━━━━━ Raw data ━━━━━

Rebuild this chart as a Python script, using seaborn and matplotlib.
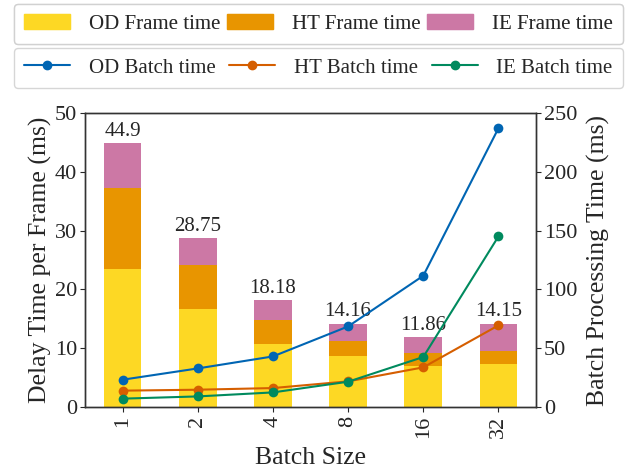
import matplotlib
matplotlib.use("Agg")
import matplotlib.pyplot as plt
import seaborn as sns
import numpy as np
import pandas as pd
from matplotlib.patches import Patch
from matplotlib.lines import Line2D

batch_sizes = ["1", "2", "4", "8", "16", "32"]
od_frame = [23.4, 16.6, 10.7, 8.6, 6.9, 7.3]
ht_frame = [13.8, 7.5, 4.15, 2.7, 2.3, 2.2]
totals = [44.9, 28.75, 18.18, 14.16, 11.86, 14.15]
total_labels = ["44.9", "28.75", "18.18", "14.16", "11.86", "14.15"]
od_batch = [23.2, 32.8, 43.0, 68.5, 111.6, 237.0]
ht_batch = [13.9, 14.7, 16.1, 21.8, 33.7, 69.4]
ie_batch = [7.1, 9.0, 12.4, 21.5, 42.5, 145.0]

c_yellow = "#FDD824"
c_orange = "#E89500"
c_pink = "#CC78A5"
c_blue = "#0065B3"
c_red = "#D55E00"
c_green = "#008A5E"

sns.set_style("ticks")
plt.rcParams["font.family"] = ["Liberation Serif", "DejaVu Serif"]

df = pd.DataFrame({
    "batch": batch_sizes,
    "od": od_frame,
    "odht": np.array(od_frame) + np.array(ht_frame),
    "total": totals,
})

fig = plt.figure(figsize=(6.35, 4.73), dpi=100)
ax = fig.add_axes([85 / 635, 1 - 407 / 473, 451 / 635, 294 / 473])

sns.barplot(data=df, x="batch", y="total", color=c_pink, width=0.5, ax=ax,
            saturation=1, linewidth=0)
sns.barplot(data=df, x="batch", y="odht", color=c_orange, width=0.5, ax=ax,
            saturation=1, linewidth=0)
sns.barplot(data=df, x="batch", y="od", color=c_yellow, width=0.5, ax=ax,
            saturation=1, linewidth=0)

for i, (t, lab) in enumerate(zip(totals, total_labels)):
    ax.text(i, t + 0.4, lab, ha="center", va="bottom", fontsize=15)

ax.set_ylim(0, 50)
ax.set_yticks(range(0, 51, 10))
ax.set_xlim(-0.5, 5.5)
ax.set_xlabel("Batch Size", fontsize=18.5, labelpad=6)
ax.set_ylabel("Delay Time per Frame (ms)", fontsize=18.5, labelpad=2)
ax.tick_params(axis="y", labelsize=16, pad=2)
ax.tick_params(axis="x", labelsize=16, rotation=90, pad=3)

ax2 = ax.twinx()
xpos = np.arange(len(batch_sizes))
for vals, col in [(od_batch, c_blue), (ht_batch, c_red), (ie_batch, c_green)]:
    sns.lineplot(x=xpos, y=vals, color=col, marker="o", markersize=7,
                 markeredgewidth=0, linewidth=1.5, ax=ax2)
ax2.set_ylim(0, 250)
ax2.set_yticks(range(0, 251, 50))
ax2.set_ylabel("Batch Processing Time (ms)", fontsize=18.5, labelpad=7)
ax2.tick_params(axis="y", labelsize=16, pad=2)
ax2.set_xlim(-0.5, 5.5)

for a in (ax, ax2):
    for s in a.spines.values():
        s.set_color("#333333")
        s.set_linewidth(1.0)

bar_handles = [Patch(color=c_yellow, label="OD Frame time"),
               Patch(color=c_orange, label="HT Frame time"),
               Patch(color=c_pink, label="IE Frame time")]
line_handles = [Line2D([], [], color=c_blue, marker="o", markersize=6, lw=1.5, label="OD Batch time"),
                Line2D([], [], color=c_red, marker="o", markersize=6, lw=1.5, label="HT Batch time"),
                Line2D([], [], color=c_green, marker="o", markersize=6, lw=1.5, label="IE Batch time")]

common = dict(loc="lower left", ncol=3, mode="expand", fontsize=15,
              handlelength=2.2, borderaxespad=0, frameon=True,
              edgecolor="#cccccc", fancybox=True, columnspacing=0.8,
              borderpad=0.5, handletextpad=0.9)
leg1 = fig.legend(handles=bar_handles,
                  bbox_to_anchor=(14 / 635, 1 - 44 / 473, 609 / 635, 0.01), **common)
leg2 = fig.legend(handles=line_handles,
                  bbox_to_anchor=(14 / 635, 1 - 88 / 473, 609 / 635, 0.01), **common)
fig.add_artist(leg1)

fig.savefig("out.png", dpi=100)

━━━━━

» **Set task**:
Restate the material word for word from its first line through the line containing "ax = fig.add_axes([85", both included; the pictures do not belong in it.

» **Solution to this exercise**:
Rebuild this chart as a Python script, using seaborn and matplotlib.
import matplotlib
matplotlib.use("Agg")
import matplotlib.pyplot as plt
import seaborn as sns
import numpy as np
import pandas as pd
from matplotlib.patches import Patch
from matplotlib.lines import Line2D

batch_sizes = ["1", "2", "4", "8", "16", "32"]
od_frame = [23.4, 16.6, 10.7, 8.6, 6.9, 7.3]
ht_frame = [13.8, 7.5, 4.15, 2.7, 2.3, 2.2]
totals = [44.9, 28.75, 18.18, 14.16, 11.86, 14.15]
total_labels = ["44.9", "28.75", "18.18", "14.16", "11.86", "14.15"]
od_batch = [23.2, 32.8, 43.0, 68.5, 111.6, 237.0]
ht_batch = [13.9, 14.7, 16.1, 21.8, 33.7, 69.4]
ie_batch = [7.1, 9.0, 12.4, 21.5, 42.5, 145.0]

c_yellow = "#FDD824"
c_orange = "#E89500"
c_pink = "#CC78A5"
c_blue = "#0065B3"
c_red = "#D55E00"
c_green = "#008A5E"

sns.set_style("ticks")
plt.rcParams["font.family"] = ["Liberation Serif", "DejaVu Serif"]

df = pd.DataFrame({
    "batch": batch_sizes,
    "od": od_frame,
    "odht": np.array(od_frame) + np.array(ht_frame),
    "total": totals,
})

fig = plt.figure(figsize=(6.35, 4.73), dpi=100)
ax = fig.add_axes([85 / 635, 1 - 407 / 473, 451 / 635, 294 / 473])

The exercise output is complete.